Duty Calls French Fashion’s Finest

What better way to cheer yourself up on a cold February night than having a big fat medal pinned on your lapel, all in front of friends and colleagues and followed by champagne and canapés at the French Ministry of Culture. Last week I received a invitation from the ministry to attend the decoration ceremony of four recipients; two for the Chevalier dans l’ordre national de la Légion d’Honneur and two for the runner-up group, l’ordre des Arts et des Lettres, which I imagine is a kind of Legion d’Honneur prelude provided you live long enough and continue to engage in extraordinary activities. The mystery is why I was invited when I have no relation to any of the recipients: Marie-Thérèse Bachellerie, dite Marithé, the fashion designer; Christian Bonnet, tortoiseshell glasses artisan; Pierre de Macon, PR and Francis Nourhan Kurkdjian, perfumer (pictured, left).  

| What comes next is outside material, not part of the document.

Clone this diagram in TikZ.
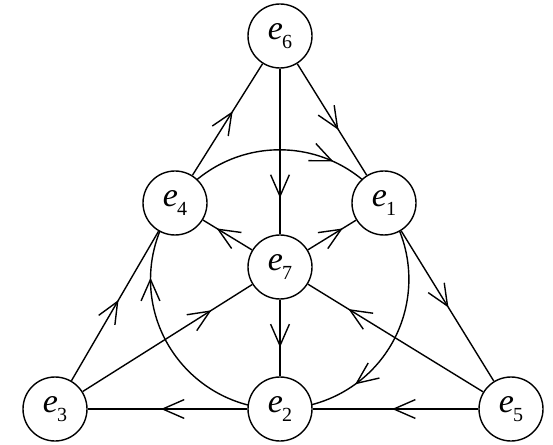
\documentclass[tikz,border=0pt]{standalone}
\usepackage{fontspec}
\setmainfont{Liberation Serif}
\usetikzlibrary{decorations.markings,backgrounds}
\newcommand\vlab[1]{\fontsize{34}{34}\selectfont\itshape e\kern-1pt\raisebox{-8.5pt}{\fontsize{20}{20}\selectfont\upshape #1}}
\tikzset{
 vert/.style={circle,draw,line width=1.4pt,minimum size=64pt,inner sep=0pt,fill=white},
 edge/.style={line width=1.4pt},
 barb/.style={postaction={decorate},decoration={markings,mark=at position #1 with {\draw[line width=1.4pt,line join=miter] (-21.5pt,9.4pt) -- (0pt,0pt) -- (-21.5pt,-9.4pt);}}},
}
\begin{document}
\begin{tikzpicture}[x=1pt,y=1pt]
\useasboundingbox (0,0) rectangle (553,444);
\node[vert] (e6) at (280,408) {\vlab{6}};
\node[vert] (e4) at (175,241) {\vlab{4}};
\node[vert] (e1) at (384,241) {\vlab{1}};
\node[vert] (e7) at (280,177) {\vlab{7}};
\node[vert] (e3) at (55,35) {\vlab{3}};
\node[vert] (e2) at (280,35) {\vlab{2}};
\node[vert] (e5) at (511,35) {\vlab{5}};
\draw[edge,barb=0.58] (e6) -- (e1);
\draw[edge,barb=0.56] (e4) -- (e6);
\draw[edge,barb=0.77] (e6) -- (e7);
\draw[edge,barb=0.6] (e7) -- (e2);
\draw[edge,barb=0.69] (e7) -- (e4);
\draw[edge,barb=0.69] (e7) -- (e1);
\draw[edge,barb=0.75] (e3) -- (e7);
\draw[edge,barb=0.76] (e5) -- (e7);
\draw[edge,barb=0.53] (e3) -- (e4);
\draw[edge,barb=0.5] (e1) -- (e5);
\draw[edge,barb=0.51] (e5) -- (e2);
\draw[edge,barb=0.53] (e2) -- (e3);
\begin{scope}[on background layer]
\draw[edge,barb=0.72] (e4.center) arc[start angle=143.9,end angle=36.1,radius=129.5];
\draw[edge,barb=0.71] (e1.center) arc[start angle=36.1,end angle=-90,radius=129.5];
\draw[edge,barb=0.714] (e2.center) arc[start angle=270,end angle=143.9,radius=129.5];
\end{scope}
\end{tikzpicture}
\end{document}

I’ve secretly longed to be decorated, but I can’t imagine how my name got on the invitation list. I replied ‘Oui’ quickly, in case the ministry changed its mind. In Paris, being slightly late socially is comme il faut,  but I started off early last Friday night to arrive just before 7 PM because the ministry’s invitation read ‘precisely 19h’ and considering it was before dinner on Friday that sounded serious. Sure enough I arrived with a group of short men dressed almost identically in boxy but slim charcoal grey suits with Napoleonic haircuts; Paris’s standard junior cultural politico look. They were obviously used to the festivities and as soon as we entered the ministry’s  gilt salle des Marechaux, which overlooks Le Jardin du Palais Royal, they began gossiping—if my French serves me correctly—about certain artworks former Minister of Culture Jack Lang might have taken with him after he left his post in 1993. They must have been kidding…

 

Francois and Marithé Girbaud.

 

The decoration recipients were having a last tête-à-tête with the cultural minister when I spotted François Girbaud across the room. He’s known as the man who brought blue jeans to France, and tonight rocked a kind of modern Toulouse-Lautrec look, complete with goatee. Girbaud and his collaborator and wife Marithé have been aging denim in the washing machine since 1969 when they first launched their brand. As the studly half of the design duo, Girbaud had been taking all the prizes for years while his very creative wife had backed him up discreetly with fantastic fabric treatments and design eye. Now, over 40 years later, she finally stepped up for the Legion d’Honneur.

 
It was all over in no time and I had a chance to hear Minister Christine Albanel’s overview of Legion d’Honneur recipient Christian Bonnet, the artful tortoiseshell glasses master. Suffice it to say he, one of four generations of Bonnets, has made the frames for everyone from Maria Callas to Yves Saint Laurent, Sacha Guitry, and former French President Jacques Chirac.

Last but not least was perfumer Francis Kurkdjian-at 40, the youngest in the group. France doesn’t reward youth; induction into l’ordre des Arts et des Lettres  is restricted to those over 30.  Kurkdjian concocted Jean Paul Gaultier’s first fragrance, le Mâle, in 1995 when he was just  26, turned him into a kind of olfactive prodigy.    The scent is still referred to as “a bomb” whose effects were felt around the globe according to Kevin on the scent blog “Now Smell This” who writes: “Almost overnight, the flowery, powdery, spicy, sweet and strong Le Mâle could be smelled in clubs and bars, in dormitories, gyms (yikes! fresh out of the bottle!), elevators, parks, taxis, airplanes, supermarkets, theatres, deserts and rainforests.” But Kurkdjian’s particular twist is his “olfactive installations,” perfuming the fountains of Versailles with the scent of metallic roses one memorable night and concocting other ephemeral smell-ins. He also recreated Marie Antoinette’s scent for a limited edition that financed the purchase of her Riesener country trunk for Versailles. Kurkdjian says he wears scent “only occasionally,” and his first memory is the classic cologne his grandfather “used to mix with water to lighten.” For him Gaultier is a story teller and he caught Marie Antoinette’s personality by reading Stephen Zweig’s bio. After creating a made-to-measure fragrance service recently and working with everyone from YSL to Dior, the young man is in a hurry to make the most of his 40th year: He’s set to launch his own perfume house this Fall.